What is less well-known is the growing extent to which stories are stopped, through the courts, from appearing. 'Almost every week,' writes Geoffrey Robertson, QC, and Andrew Nichol in the latest edition of Media Law, published this year, 'at secret hearings in the High Court, judges are asked to issue injunctions against the media. An injunction imposes prior restraint, by stopping presses from rolling and film from running.' Another word for it is censorship. It is outlawed in Germany and America. The usual basis for prior restraint in Britain is breach of confidence. The attempt to suppress Spycatcher, where the confidence supposedly related to national security, is only the most celebrated example. The biggest irony of the Mellor case - and the most damning indictment of the present law - is that, if the People's tape had recorded discussions of sensitive government business, the minister could well have stopped publication.

The most spectacular growth is in the use of the ex-parte injunction (where defendants are not present) in cases involving children. The development - almost entirely one of the last five years - has been documented by the late Iain Walker, a Mail on Sunday journalist, in a study for the Journalists' Fellowship Programme at Queen Elizabeth House, Oxford University.
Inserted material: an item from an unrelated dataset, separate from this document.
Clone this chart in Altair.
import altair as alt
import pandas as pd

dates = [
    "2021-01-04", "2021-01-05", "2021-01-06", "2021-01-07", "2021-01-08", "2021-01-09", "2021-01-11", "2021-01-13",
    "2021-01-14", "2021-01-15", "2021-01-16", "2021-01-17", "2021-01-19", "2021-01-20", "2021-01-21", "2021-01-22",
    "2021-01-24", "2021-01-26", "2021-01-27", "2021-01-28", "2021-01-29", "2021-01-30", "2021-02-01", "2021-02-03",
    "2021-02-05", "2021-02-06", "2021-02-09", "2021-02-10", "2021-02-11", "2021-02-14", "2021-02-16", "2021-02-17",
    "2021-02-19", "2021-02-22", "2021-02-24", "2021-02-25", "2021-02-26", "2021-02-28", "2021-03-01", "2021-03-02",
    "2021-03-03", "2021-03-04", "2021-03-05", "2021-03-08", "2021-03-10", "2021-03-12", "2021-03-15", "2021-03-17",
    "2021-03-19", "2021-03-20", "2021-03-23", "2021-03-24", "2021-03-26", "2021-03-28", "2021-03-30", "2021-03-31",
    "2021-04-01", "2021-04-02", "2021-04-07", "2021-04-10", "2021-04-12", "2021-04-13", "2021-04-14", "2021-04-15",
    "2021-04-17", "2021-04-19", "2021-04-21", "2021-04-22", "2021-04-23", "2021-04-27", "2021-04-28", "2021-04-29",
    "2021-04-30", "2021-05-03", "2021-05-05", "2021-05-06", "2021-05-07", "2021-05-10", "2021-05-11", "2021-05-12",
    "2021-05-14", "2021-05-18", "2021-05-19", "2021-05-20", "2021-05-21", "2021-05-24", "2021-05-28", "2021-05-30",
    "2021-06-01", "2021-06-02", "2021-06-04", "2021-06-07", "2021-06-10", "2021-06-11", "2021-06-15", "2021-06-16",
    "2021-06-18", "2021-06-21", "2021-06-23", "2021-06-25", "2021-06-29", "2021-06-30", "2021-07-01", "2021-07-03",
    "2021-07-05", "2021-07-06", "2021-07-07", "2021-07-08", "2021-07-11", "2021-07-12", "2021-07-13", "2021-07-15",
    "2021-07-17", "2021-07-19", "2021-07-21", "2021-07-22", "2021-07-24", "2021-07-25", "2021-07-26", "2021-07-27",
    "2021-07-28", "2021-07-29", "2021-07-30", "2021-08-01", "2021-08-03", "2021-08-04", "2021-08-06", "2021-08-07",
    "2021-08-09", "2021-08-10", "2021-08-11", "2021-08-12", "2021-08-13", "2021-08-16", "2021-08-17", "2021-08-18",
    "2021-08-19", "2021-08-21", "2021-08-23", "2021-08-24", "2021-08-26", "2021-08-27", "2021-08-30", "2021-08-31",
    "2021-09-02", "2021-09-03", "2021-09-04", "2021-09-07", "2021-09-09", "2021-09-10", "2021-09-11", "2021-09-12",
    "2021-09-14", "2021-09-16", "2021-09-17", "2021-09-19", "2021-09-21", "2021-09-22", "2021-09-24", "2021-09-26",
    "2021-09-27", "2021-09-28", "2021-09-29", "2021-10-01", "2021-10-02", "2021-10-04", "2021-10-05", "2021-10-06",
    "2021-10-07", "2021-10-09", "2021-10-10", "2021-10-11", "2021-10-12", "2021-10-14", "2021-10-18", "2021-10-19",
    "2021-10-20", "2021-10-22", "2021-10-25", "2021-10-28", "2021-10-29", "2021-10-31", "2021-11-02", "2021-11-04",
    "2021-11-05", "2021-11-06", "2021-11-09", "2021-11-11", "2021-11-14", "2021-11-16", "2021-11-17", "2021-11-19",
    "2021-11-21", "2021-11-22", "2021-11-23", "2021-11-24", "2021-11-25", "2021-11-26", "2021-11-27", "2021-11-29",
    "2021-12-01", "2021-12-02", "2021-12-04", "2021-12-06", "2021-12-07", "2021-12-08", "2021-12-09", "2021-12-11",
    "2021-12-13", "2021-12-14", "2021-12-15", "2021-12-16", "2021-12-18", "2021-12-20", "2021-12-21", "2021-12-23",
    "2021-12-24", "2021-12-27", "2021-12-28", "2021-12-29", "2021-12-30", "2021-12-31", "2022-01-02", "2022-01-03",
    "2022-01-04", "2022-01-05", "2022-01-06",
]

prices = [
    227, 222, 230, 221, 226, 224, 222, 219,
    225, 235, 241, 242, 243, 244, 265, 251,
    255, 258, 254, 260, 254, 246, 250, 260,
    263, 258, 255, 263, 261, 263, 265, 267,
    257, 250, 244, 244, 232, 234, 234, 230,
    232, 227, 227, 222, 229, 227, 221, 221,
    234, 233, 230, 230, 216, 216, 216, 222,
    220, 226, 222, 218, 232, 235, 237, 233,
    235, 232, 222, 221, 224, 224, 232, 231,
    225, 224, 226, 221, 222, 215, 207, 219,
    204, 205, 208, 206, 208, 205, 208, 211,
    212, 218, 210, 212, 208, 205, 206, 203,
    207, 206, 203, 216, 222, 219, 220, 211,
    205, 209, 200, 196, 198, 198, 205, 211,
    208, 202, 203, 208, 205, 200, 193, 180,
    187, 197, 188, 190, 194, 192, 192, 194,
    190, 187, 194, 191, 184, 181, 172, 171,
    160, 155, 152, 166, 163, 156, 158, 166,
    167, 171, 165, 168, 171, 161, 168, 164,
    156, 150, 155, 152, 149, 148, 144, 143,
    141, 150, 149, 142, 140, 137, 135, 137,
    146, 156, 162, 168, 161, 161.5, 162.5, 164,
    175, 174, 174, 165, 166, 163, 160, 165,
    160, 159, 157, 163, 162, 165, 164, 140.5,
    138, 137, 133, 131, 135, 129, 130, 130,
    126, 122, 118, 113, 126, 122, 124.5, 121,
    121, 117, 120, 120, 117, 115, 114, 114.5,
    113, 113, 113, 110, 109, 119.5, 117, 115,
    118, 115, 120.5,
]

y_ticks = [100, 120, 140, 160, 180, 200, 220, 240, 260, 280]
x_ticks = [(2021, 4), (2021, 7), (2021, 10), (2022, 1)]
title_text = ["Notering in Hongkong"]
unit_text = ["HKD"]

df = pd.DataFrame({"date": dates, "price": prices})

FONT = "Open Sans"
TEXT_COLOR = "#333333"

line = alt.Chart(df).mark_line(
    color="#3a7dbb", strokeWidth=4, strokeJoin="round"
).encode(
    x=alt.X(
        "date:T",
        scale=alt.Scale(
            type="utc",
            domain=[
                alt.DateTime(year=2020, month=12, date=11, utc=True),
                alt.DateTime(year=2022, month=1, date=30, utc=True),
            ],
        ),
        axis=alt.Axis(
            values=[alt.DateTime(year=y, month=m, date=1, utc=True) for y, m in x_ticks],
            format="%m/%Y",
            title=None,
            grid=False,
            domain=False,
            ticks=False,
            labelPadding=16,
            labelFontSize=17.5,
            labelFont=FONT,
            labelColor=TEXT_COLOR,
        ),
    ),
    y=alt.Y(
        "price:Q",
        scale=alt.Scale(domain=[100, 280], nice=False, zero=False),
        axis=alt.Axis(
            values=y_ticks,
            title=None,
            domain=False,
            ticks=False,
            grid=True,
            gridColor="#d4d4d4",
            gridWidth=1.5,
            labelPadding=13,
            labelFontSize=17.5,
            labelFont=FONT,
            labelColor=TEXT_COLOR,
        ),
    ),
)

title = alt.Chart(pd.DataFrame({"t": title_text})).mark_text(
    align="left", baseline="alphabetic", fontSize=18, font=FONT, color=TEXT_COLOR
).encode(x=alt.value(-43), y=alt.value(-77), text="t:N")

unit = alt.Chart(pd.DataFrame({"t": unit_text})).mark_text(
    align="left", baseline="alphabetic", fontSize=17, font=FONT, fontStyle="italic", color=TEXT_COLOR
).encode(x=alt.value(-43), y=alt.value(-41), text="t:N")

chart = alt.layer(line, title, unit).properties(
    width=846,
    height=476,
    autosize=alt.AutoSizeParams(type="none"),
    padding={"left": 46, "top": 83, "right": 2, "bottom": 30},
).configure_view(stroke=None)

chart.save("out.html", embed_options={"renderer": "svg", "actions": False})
The study is a warning to those who favour new privacy laws. Protecting children, like protecting privacy, sounds a laudable aim. The reality, Mr Walker shows, is that the law is used to protect bureaucrats, professionals and politicians.
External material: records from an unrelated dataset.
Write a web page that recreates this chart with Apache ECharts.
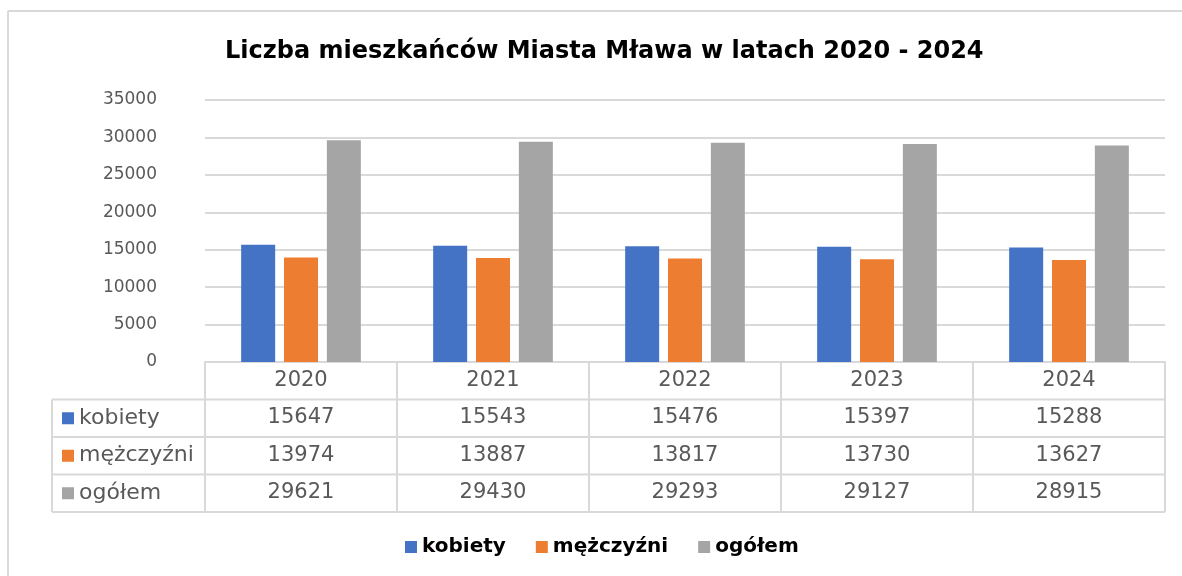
<!DOCTYPE html>
<html>
<head>
<meta charset="utf-8">
<script src="https://cdn.jsdelivr.net/npm/echarts@6/dist/echarts.min.js"></script>
<style>
  html, body { margin: 0; padding: 0; background: #fff; overflow: hidden; }
  #chart { width: 1182px; height: 576px; }
</style>
</head>
<body>
<div id="chart"></div>
<script>
const years = ['2020', '2021', '2022', '2023', '2024']
const seriesNames = ['kobiety', 'mężczyźni', 'ogółem']
const kobiety = [15647, 15543, 15476, 15397, 15288]
const mezczyzni = [13974, 13887, 13817, 13730, 13627]
const ogolem = [29621, 29430, 29293, 29127, 28915]
const colors = ['#4472C4', '#ED7D31', '#A5A5A5']

const font = 'DejaVu Sans'
const lineColor = '#d9d9d9'

// grid / table geometry
const gridLeft = 205
const gridRight = 1165
const gridTop = 100
const gridBottom = 362
const rowH = 37.5
const tableLeft = 52

const values = [kobiety, mezczyzni, ogolem]

const chart = echarts.init(document.getElementById('chart'))

const rowAxes = values.map((arr, i) => ({
  type: 'category',
  gridIndex: 0,
  position: 'bottom',
  offset: rowH * (i + 1),
  data: arr.map(String),
  axisLine: { show: false },
  axisTick: { show: false },
  axisLabel: { color: '#595959', fontFamily: font, fontSize: 21, margin: 8 }
}))

const line = (x1, y1, x2, y2) => ({
  type: 'line', silent: true,
  shape: { x1, y1, x2, y2 },
  style: { stroke: lineColor, lineWidth: 2 }
})

// outer frame (only top and left edges are visible)
const graphics = [line(8, 11, 1182, 11), line(8, 11, 8, 576)]
for (let i = 1; i <= 4; i++) {
  const y = gridBottom + rowH * i
  graphics.push(line(tableLeft, y, gridRight, y))
}
graphics.push(line(tableLeft, gridBottom + rowH, tableLeft, gridBottom + rowH * 4))
seriesNames.forEach((name, i) => {
  const cy = gridBottom + rowH * (i + 1.5)
  graphics.push({ type: 'rect', shape: { x: 62, y: cy - 6, width: 12, height: 12 }, style: { fill: colors[i] } })
  graphics.push({ type: 'text', x: 79, y: cy, style: { text: name, fill: '#595959', font: '22px "' + font + '"', verticalAlign: 'middle' } })
})

const option = {
  backgroundColor: '#fff',
  animation: false,
  title: {
    text: 'Liczba mieszkańców Miasta Mława w latach 2020 - 2024',
    left: 220,
    top: 35,
    textStyle: { fontFamily: font, fontSize: 24, fontWeight: 'bold', color: '#000' }
  },
  legend: {
    data: seriesNames,
    bottom: 14,
    left: 400,
    icon: 'rect',
    itemWidth: 12,
    itemHeight: 12,
    itemGap: 30,
    textStyle: { fontFamily: font, fontSize: 20, fontWeight: 'bold', color: '#000' }
  },
  grid: {
    left: gridLeft,
    right: 1182 - gridRight,
    top: gridTop,
    bottom: 576 - gridBottom,
    containLabel: false
  },
  xAxis: [
    {
      type: 'category',
      data: years,
      axisLine: { lineStyle: { color: lineColor, width: 2 } },
      axisTick: { show: true, interval: 0, length: rowH * 4, lineStyle: { color: lineColor, width: 2 } },
      axisLabel: { color: '#595959', fontFamily: font, fontSize: 21, margin: 8 }
    },
    ...rowAxes
  ],
  yAxis: {
    type: 'value',
    min: 0,
    max: 35000,
    interval: 5000,
    axisLine: { show: false },
    axisTick: { show: false },
    splitLine: { lineStyle: { color: lineColor, width: 2 } },
    axisLabel: { color: '#595959', fontFamily: font, fontSize: 17, margin: 48, formatter: v => String(v) }
  },
  series: values.map((arr, i) => ({
    name: seriesNames[i],
    type: 'bar',
    xAxisIndex: 0,
    data: arr,
    barWidth: 34,
    barGap: '26%',
    itemStyle: { color: colors[i] }
  })),
  graphic: graphics
}

chart.setOption(option)
</script>
</body>
</html>
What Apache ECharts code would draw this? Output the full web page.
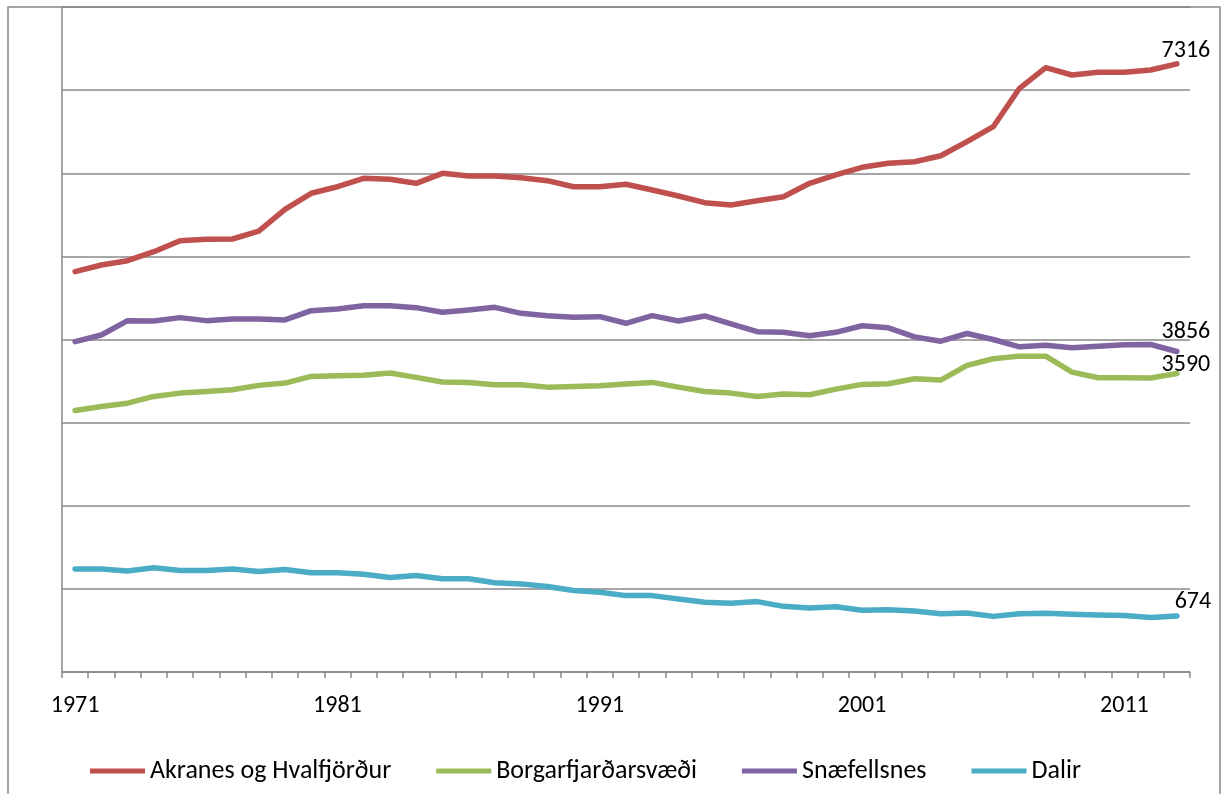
<!DOCTYPE html>
<html>
<head>
<meta charset="utf-8">
<script src="https://cdn.jsdelivr.net/npm/echarts@6/dist/echarts.min.js"></script>
<style>
html,body{margin:0;padding:0;background:#fff;}
#chart{width:1222px;height:794px;}
</style>
</head>
<body>
<div id="chart"></div>
<script>
const years = [];
for (let y = 1971; y <= 2013; y++) years.push(String(y));

const seriesNames = ['Akranes og Hvalfjörður', 'Borgarfjarðarsvæði', 'Snæfellsnes', 'Dalir'];

const akranes = [4816,4896,4948,5056,5189,5205,5209,5305,5566,5759,
                 5838,5939,5927,5879,5999,5967,5967,5947,5911,5838,
                 5838,5867,5799,5726,5646,5618,5670,5718,5879,5979,
                 6072,6120,6139,6211,6380,6560,7022,7270,7182,7214,
                 7214,7242,7316];
const borgar = [3145,3194,3234,3315,3355,3375,3395,3448,3476,3556,
                3565,3569,3597,3544,3488,3484,3456,3456,3427,3435,
                3444,3464,3484,3427,3375,3355,3315,3343,3335,3403,
                3460,3468,3528,3512,3688,3768,3800,3800,3608,3540,
                3540,3536,3590];
const snaef = [3974,4054,4227,4223,4263,4227,4247,4247,4235,4347,
               4367,4407,4407,4383,4327,4355,4387,4315,4287,4267,
               4275,4195,4287,4223,4283,4187,4094,4086,4046,4086,
               4165,4140,4032,3980,4072,4000,3912,3932,3900,3920,
               3936,3940,3856];
const dalir = [1238,1238,1214,1254,1222,1222,1238,1210,1234,1194,
               1194,1177,1137,1161,1121,1121,1073,1060,1028,980,
               960,919,919,879,839,827,847,790,770,786,
               742,750,734,702,710,669,702,706,694,685,
               681,657,674];

const colors = ['#C0504D', '#9BBB59', '#8064A2', '#4BACC6'];
const labelOffsets = [[9, 4], [9, 8], [9, -2], [16, 3]];
const FONT = 'Carlito, Lato, sans-serif';

function withEndLabel(arr, off) {
  return arr.map((v, i) => {
    if (i !== arr.length - 1) return v;
    return {
      value: v,
      label: {
        show: true, position: 'top', offset: off,
        formatter: String(v), color: '#000',
        fontFamily: FONT, fontSize: 24
      }
    };
  });
}

const dataSets = [akranes, borgar, snaef, dalir];

const chart = echarts.init(document.getElementById('chart'), null, {renderer: 'canvas'});
chart.setOption({
  backgroundColor: '#fff',
  animation: false,
  color: colors,
  textStyle: {fontFamily: FONT},
  graphic: [{
    type: 'rect', silent: true, z: 100,
    shape: {x: 8, y: 7, width: 1212, height: 900},
    style: {fill: 'none', stroke: '#888', lineWidth: 1.5}
  }],
  grid: {left: 62, right: 32, top: 7, bottom: 122, containLabel: false},
  legend: {
    left: 85, top: 753,
    icon: 'rect', itemWidth: 55, itemHeight: 5, itemGap: 45,
    textStyle: {fontFamily: FONT, fontSize: 26, color: '#000'},
    data: seriesNames
  },
  xAxis: {
    type: 'category', data: years, boundaryGap: true,
    axisLine: {lineStyle: {color: '#888', width: 1.5}},
    axisTick: {show: true, interval: 0, length: 6, lineStyle: {color: '#888', width: 1.5}},
    axisLabel: {interval: 9, margin: 22, color: '#000', fontFamily: FONT, fontSize: 24}
  },
  yAxis: {
    type: 'value', min: 0, max: 8000, interval: 1000,
    axisLabel: {show: false},
    axisTick: {show: false},
    axisLine: {show: true, lineStyle: {color: '#888', width: 1.5}},
    splitLine: {lineStyle: {color: '#888', width: 1.5}}
  },
  series: dataSets.map((arr, k) => ({
    name: seriesNames[k], type: 'line',
    data: withEndLabel(arr, labelOffsets[k]),
    showSymbol: true, symbol: 'circle', symbolSize: 0,
    lineStyle: {width: 5.5, color: colors[k], cap: 'round', join: 'round'},
    itemStyle: {color: colors[k]},
    emphasis: {disabled: true}
  }))
});
</script>
</body>
</html>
In Rochdale in 1990, for example, social workers and police took 21 children from a council estate into care. The parents were not given any reasons but, it turned out, social workers believed children were the victims of 'satanic abuse'. A series of ex-parte injunctions prohibited 'the solicitation or publication of any information about the circumstances of or the reasons for these proceedings'. Journalists were barred from approaching a list of individuals which included social workers, police officers, foster parents, doctors, and nurses. The parents were themselves barred from discussing what happened with outsiders. 'The parents had been plunged into a bewildering and agonising controversy,' Mr Walker wrote. 'They found no one, aside from solicitors, to whom they could effectively turn for advice and support: not their local newspaper, their priest, nor their local councillor. Freedom of speech had suddenly become the most vital thing in their lives.'

All this was supposed to prevent any information appearing that could allow newspaper readers (who, the law seems to assume, have the deductive powers of a Sherlock Holmes) to identify the children. Yet the children's names - and rumours about why they had been taken from their parents - were known to almost everybody in the neighbourhood. In effect, the law, far from protecting children, allowed the actions of officials who removed them from their homes to pass without public scrutiny.
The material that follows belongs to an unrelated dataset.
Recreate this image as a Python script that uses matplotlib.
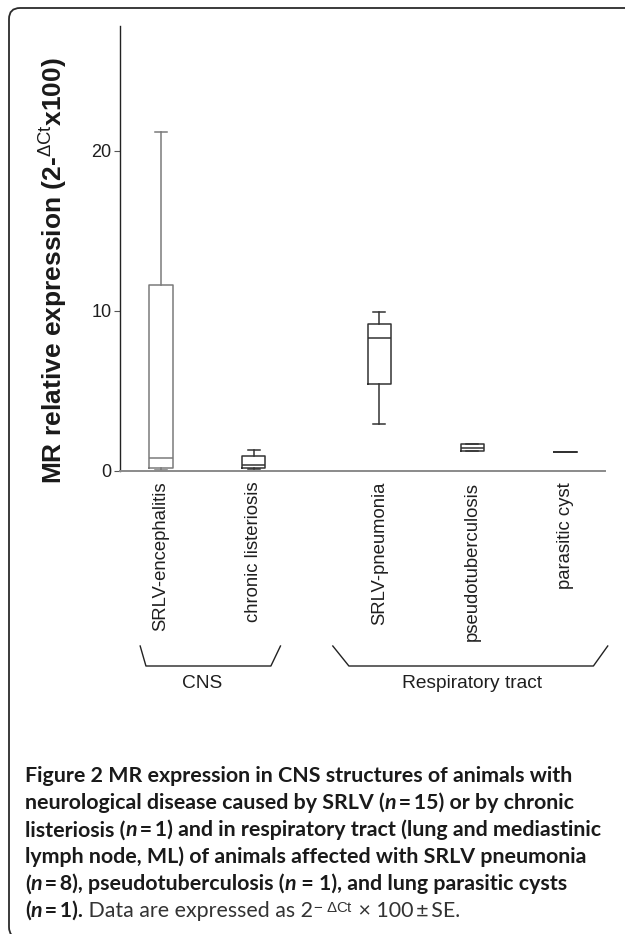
import matplotlib
matplotlib.use("Agg")
import matplotlib.pyplot as plt
from matplotlib import transforms
from matplotlib.patches import FancyBboxPatch
from matplotlib.offsetbox import TextArea, HPacker, AnnotationBbox

plt.rcParams["font.family"] = ["Liberation Sans", "DejaVu Sans"]
plt.rcParams["mathtext.fontset"] = "custom"
plt.rcParams["mathtext.rm"] = "Liberation Sans"
plt.rcParams["mathtext.it"] = "Liberation Sans:italic"
plt.rcParams["mathtext.bf"] = "Liberation Sans:bold"

# 값: 그림에서 읽은 상자그림 통계 (2^-ΔCt x 100)
groups = ["SRLV-encephalitis", "chronic listeriosis", "SRLV-pneumonia",
          "pseudotuberculosis", "parasitic cyst"]
positions = [1, 2, 3.35, 4.35, 5.35]
q1 = [0.19, 0.15, 5.4, 1.23, 1.15]
med = [0.77, 0.36, 8.27, 1.44, 1.15]
q3 = [11.6, 0.94, 9.15, 1.65, 1.15]
whislo = [0.06, 0.1, 2.94, 1.23, 1.15]
whishi = [21.2, 1.31, 9.9, 1.65, 1.15]
yticks = [0, 10, 20]

W, H = 625, 934
CAP_FONT = ["Lato", "DejaVu Sans"]
DARK, GREY = "#333333", "#7a7a7a"


def fx(px):
    return px / W


def fy(py):
    return 1 - py / H


fig = plt.figure(figsize=(W / 100, H / 100), dpi=100)
fig.patch.set_facecolor("white")

# 둥근 테두리 (오른쪽/아래는 잘림)
fig.add_artist(FancyBboxPatch((9, -4), 700, H - 8 + 4,
                              boxstyle="round,pad=0,rounding_size=11",
                              transform=transforms.IdentityTransform(),
                              fill=False, lw=1.3, ec="#2b2b2b"))

ax = fig.add_axes([fx(120), fy(470.7), fx(605.3) - fx(120), fy(26) - fy(470.7)])
stats = [dict(med=m, q1=a, q3=b, whislo=lo, whishi=hi)
         for m, a, b, lo, hi in zip(med, q1, q3, whislo, whishi)]
bp = ax.bxp(stats, positions=positions, widths=0.25, capwidths=0.13,
            showfliers=False,
            boxprops=dict(color=DARK, lw=1.1),
            whiskerprops=dict(color=DARK, lw=1.1),
            capprops=dict(color=DARK, lw=1.1),
            medianprops=dict(color=DARK, lw=1.1))
# 첫 번째 그룹은 회색 선
for art in [bp["boxes"][0], bp["medians"][0]] + bp["whiskers"][:2] + bp["caps"][:2]:
    art.set_color(GREY)

ax.set_xlim(0.56, 5.78)
ax.set_ylim(0, 27.8)
ax.set_yticks(yticks)
ax.set_xticks(positions)
ax.set_xticklabels(groups, rotation=90, fontsize=13.3, color="#1f1f1f")
ax.tick_params(axis="x", length=0, pad=8)
ax.tick_params(axis="y", length=4, width=0.8, colors="#555", labelcolor="#1f1f1f",
               labelsize=13, pad=2)
for s in ("top", "right"):
    ax.spines[s].set_visible(False)
ax.spines["left"].set_color("#222")
ax.spines["left"].set_linewidth(1.0)
ax.spines["bottom"].set_color("#8a8a8a")
ax.spines["bottom"].set_linewidth(1.4)

fig.text(fx(54), fy(271), r"MR relative expression (2-$^{\mathrm{\Delta Ct}}$x100)",
         rotation=90, fontsize=19, fontweight="bold", ha="center", va="center",
         color="#1a1a1a")

# 그룹 괄호
trans = transforms.blended_transform_factory(ax.transData, fig.transFigure)
by = [fy(646), fy(666), fy(666), fy(646)]
ax.plot([0.777, 0.839, 2.183, 2.286], by, transform=trans, clip_on=False,
        color="#222", lw=1.0)
ax.plot([2.849, 3.022, 5.652, 5.806], by, transform=trans, clip_on=False,
        color="#222", lw=1.0)
ax.text(1.44, fy(683.5), "CNS", transform=trans, ha="center", va="center",
        fontsize=13.8, color="#1f1f1f")
ax.text(4.344, fy(683.5), "Respiratory tract", transform=trans, ha="center",
        va="center", fontsize=13.8, color="#1f1f1f")

# 캡션
CS = 15.4
B = dict(family=CAP_FONT, weight="bold", size=CS, color="#1a1a1a")
BI = dict(family=CAP_FONT, weight="bold", style="italic", size=CS, color="#1a1a1a")
R = dict(family=CAP_FONT, weight="normal", size=CS, color="#333")
lines = [
    [("Figure 2 MR expression in CNS structures of animals with", B)],
    [("neurological disease caused by SRLV (", B), ("n", BI),
     ("\u2009=\u200915) or by chronic", B)],
    [("listeriosis (", B), ("n", BI),
     ("\u2009=\u20091) and in respiratory tract (lung and mediastinic", B)],
    [("lymph node, ML) of animals affected with SRLV pneumonia", B)],
    [("(", B), ("n", BI), ("\u2009=\u20098), pseudotuberculosis (", B), ("n", BI),
     (" = 1), and lung parasitic cysts", B)],
    [("(", B), ("n", BI), ("\u2009=\u20091).", B), (" Data are expressed as 2", R),
     (r"$^{-\ \Delta\mathrm{Ct}}$", R), (" \u00d7 100\u2009\u00b1\u2009SE.", R)],
]
for i, segs in enumerate(lines):
    hp = HPacker(children=[TextArea(t, textprops=p) for t, p in segs],
                 align="baseline", pad=0, sep=0)
    ab = AnnotationBbox(hp, (fx(25), fy(776 + 27 * i)), xycoords="figure fraction",
                        box_alignment=(0, 0.5), frameon=False, pad=0)
    fig.add_artist(ab)

fig.savefig("out.png", dpi=100, facecolor="white")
Mr Walker's study includes several other cases where public discussion of policies involving surrogate motherhood and fostering, as well as child abuse, was severely restricted. Since January 1987, the publisher of the Daily Mail and Mail on Sunday had been served with 67 ex-parte injunctions.

A legitimate wish to prevent children's names appearing in newspapers has been extended to a restraint not just on publication but also on inquiry. As Mr Walker puts it, 'in certain circumstances, it has become illegal to ask a question'. Thus are important freedoms eroded and press shackles tightened. Mr Mellor has spoken of the 'last chance saloon' for the press; but we are also dangerously close to the last chance saloon for the liberty - 'to know, to utter and to argue' - that Milton valued above all liberties.